Das mit den Bildern passiert spontan. Beim Musizieren ist es wie beim Kochen. Man braucht gute Zutaten, aber man muss auch gut kochen können und sehr genau sein.
Sie sind Gastdirigentin unter anderen bei den Wiener Symphoniker, springen jetzt für Christian Thielemann ein, treten mit internationalen Orchestern auf. Wie schaffen Sie da einen Ausgleich? Spielen Sie noch Tennis, gehen Sie in die Natur?
Ich habe den Ausgleich noch nicht ganz gefunden. Natürlich pflege ich mein Privatleben. Aber ich würde gerne mehr Sport machen, mir dafür mehr Zeit nehmen.
Noch läuft das in meinem Leben gerade gut. Aber so voller Termine sollte es nicht auf Dauer weitergehen. In zwei Jahren will ich meinen Lebensrhythmus auf das WDR Sinfonieorchester und meine Aufgaben als Chefdirigentin des Royal Danish Theatre Kopenhagen fokussieren.
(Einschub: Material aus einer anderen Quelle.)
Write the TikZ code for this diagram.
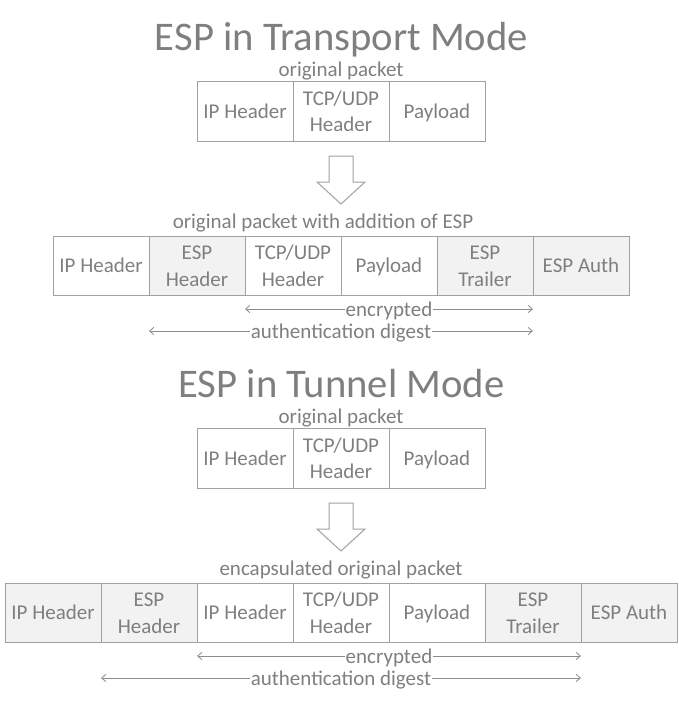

In einem Podcast des Bayrischen Rundfunks sprechen Sie mit Spitzensportlerinnen und wollen jungen Frauen Mut machen, ihre beruflichen Träume zu verwirklichen. Sie strebten zuerst auch eine Karriere als Tennisprofi an. Im Dirigierfach ist die Quote der weiblichen Studierenden noch sehr gering.
Tennis und Dirigieren liegen gar nicht so weit auseinander. Ich bin froh, wenn ich junge Frauen ermutigen kann. Wir haben immer noch ein das große gesellschaftliche Problem, dass wir alles in eine Box packen und immer gleich die Genderfrage aufwerfen.
Aber Männer und Frauen haben Vieles gemeinsam. Und mir ist es ganz egal, ob ein Emil, eine Emilie oder ein Transgender am Dirigentenpult steht. Es ist der Mensch, der mich interessiert.